I embark on my first reading of Afternoon with what I think to be the proper mindset when it comes to reading hyperfictions. In Derridean terms, I remind myself that the reader is the center. Do not stick to any linear path; create my own. From this path, I am to make own meanings and derive my own understanding of the story.
I feel that the main obstacle that keeps one from having a smooth and enjoyable reading experience in Afternoon comes in the form of the extremely disjuncted nature of the different lexias , as well as the manner in which they are linked. Perhaps due to our normal reading habits, one would hope to expect different reading paths in a hyperfiction to branch out in an orderly manner and yet held together, in the least, by one strong thread, be it in the form of characters, genre, narrative voice, chronology, setting, or any other main elements of the narrative. However, this is not the case in"Afternoon". Very often, the lexias are vastly different from each other in one or more of the abovementioned narrative elements. From one character speaking in a particular lexia, one may suddenly find oneself reading of the thoughts of another character, looking at a piece of poetry, or put into another time frame via prolapses and analapses. The problem with this is that we are never given any warning about such shifts, and are largely left on our own devices to find our own way around.

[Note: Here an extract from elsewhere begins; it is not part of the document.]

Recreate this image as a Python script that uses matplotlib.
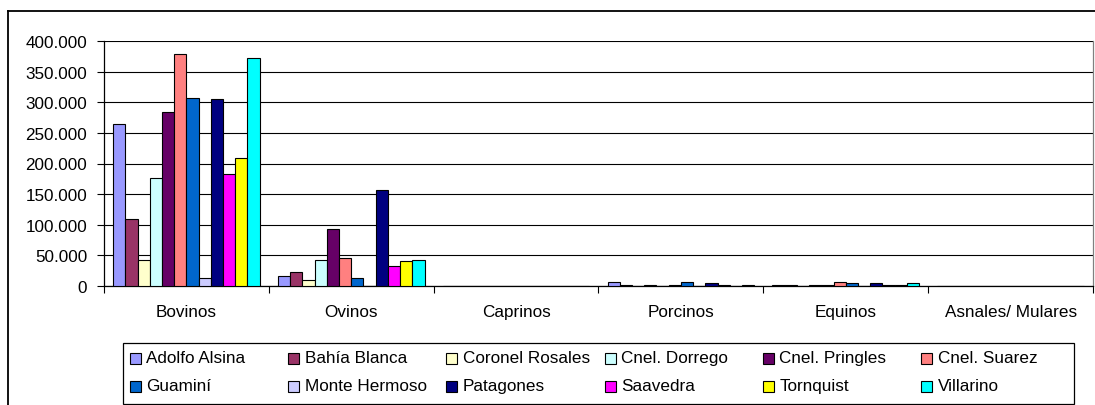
import matplotlib
matplotlib.use("Agg")
import matplotlib.pyplot as plt
import numpy as np
from matplotlib.patches import Rectangle
from matplotlib.lines import Line2D
from matplotlib.ticker import FuncFormatter, FixedLocator

plt.rcParams['font.family'] = ['Liberation Sans', 'DejaVu Sans']

# Livestock heads per district and species
categories = ["Bovinos", "Ovinos", "Caprinos", "Porcinos", "Equinos", "Asnales/ Mulares"]
districts = ["Adolfo Alsina", "Bahía Blanca", "Coronel Rosales", "Cnel. Dorrego",
             "Cnel. Pringles", "Cnel. Suarez", "Guaminí", "Monte Hermoso",
             "Patagones", "Saavedra", "Tornquist", "Villarino"]
colors = ["#9999FF", "#993366", "#FFFFCC", "#CCFFFF", "#660066", "#FF8080",
          "#0066CC", "#CCCCFF", "#000080", "#FF00FF", "#FFFF00", "#00FFFF"]

bovinos = [265000, 109000, 42000, 177000, 284000, 380000, 307000, 12000, 305000, 182000, 209000, 373000]
ovinos = [16000, 23000, 10000, 42000, 93000, 45000, 12000, 0, 156000, 33000, 40000, 42000]
caprinos = [0, 0, 0, 0, 0, 0, 0, 0, 0, 0, 0, 0]
porcinos = [6000, 1500, 0, 1500, 0, 1500, 6500, 0, 4500, 1500, 0, 1500]
equinos = [1500, 1500, 0, 1500, 1500, 6500, 4000, 0, 4000, 1500, 1500, 4000]
asnales = [0, 0, 0, 0, 0, 0, 0, 0, 0, 0, 0, 0]

yticks = [0, 50000, 100000, 150000, 200000, 250000, 300000, 350000, 400000]

FS = 12.3
W, H = 1095, 406
fig = plt.figure(figsize=(W / 100, H / 100), dpi=100)
fig.patch.set_facecolor("white")

# plot area in pixel terms
left, right, top, bottom = 104, 1093, 42.3, 286.7
ax = fig.add_axes([left / W, 1 - bottom / H, (right - left) / W, (bottom - top) / H])

values = np.array([bovinos, ovinos, caprinos, porcinos, equinos, asnales]).T  # district x category
n = len(districts)
bw = 1.0 / (n + 1.5)
x = np.arange(len(categories))
for i in range(n):
    offs = (i - n / 2 + 0.5) * bw
    ax.bar(x + offs, values[i], width=bw, color=colors[i], edgecolor="black",
           linewidth=0.8, zorder=3)

ax.set_xlim(-0.5, len(categories) - 0.5)
ax.set_ylim(0, 400000)
ax.set_yticks(yticks)
ax.yaxis.set_major_formatter(FuncFormatter(lambda v, p: f"{v:,.0f}".replace(",", ".")))
ax.grid(axis="y", color="black", linewidth=0.8, zorder=1)

ax.set_xticks(x)
ax.set_xticklabels(categories)
ax.xaxis.set_minor_locator(FixedLocator(np.arange(-0.5, len(categories), 1.0)))
ax.tick_params(axis="x", which="major", length=0, pad=13.5, labelsize=FS)
ax.tick_params(axis="x", which="minor", length=5, width=0.8, direction="out")
ax.tick_params(axis="y", length=5, width=0.8, direction="out", pad=7, labelsize=FS)

for s in ["left", "bottom"]:
    ax.spines[s].set_color("black")
    ax.spines[s].set_linewidth(0.9)
ax.spines["top"].set_visible(False)
ax.spines["right"].set_color("#808080")
ax.spines["right"].set_linewidth(0.9)

def px(xp, yp):
    return xp / W, 1 - yp / H

# outer chart border
fig.add_artist(Line2D([px(8, 0)[0], px(8, 0)[0]], [px(0, 12)[1], px(0, 420)[1]],
                      color="black", linewidth=1.3, transform=fig.transFigure))
fig.add_artist(Line2D([px(8, 0)[0], px(1100, 0)[0]], [px(0, 12)[1], px(0, 12)[1]],
                      color="black", linewidth=1.3, transform=fig.transFigure))

# legend box
lx0, ly0, lx1, ly1 = 123, 344, 1074, 405
fig.add_artist(Rectangle(px(lx0, ly1), (lx1 - lx0) / W, (ly1 - ly0) / H,
                         transform=fig.transFigure, facecolor="white",
                         edgecolor="black", linewidth=0.9))
col_x0, col_step = 130, 158.2
row_y0, row_step = 359, 28
msz = 11
for i, (name, c) in enumerate(zip(districts, colors)):
    col, row = i % 6, i // 6
    mx = col_x0 + col * col_step
    my = row_y0 + row * row_step
    fig.add_artist(Rectangle(px(mx, my + msz / 2), msz / W, msz / H,
                             transform=fig.transFigure, facecolor=c,
                             edgecolor="black", linewidth=0.8))
    fig.text(*px(mx + 16.5, my), name, fontsize=FS, va="center", ha="left")

fig.savefig("out.png", dpi=100)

There have been comments that the story of Afternoon becomes increasingly cogent and cohesive the further one reads into the hyperfiction. I accede to the fact that I may possibly not have spent enough time in this web to see the proverbial light at the end of the tunnel. However, I would like to pose the question, of whether the ends justify the means—would it be truly worth the frustratingly huge amount of time and mouse-clicks spent in obtaining a little nugget of understanding?
To me, therefore, the irony is obvious. Written in 1987, Afternoon is cited to be the"granddaddy of hypertext fictions". If this is so, then why do I find that the reading experience of this hypertext differs so vastly from what I have always come to expect from a hypertext? Reading Afternoon, in fact, feels like an exercise in reinventing my own notion of the boundaries and precepts of a hypertext.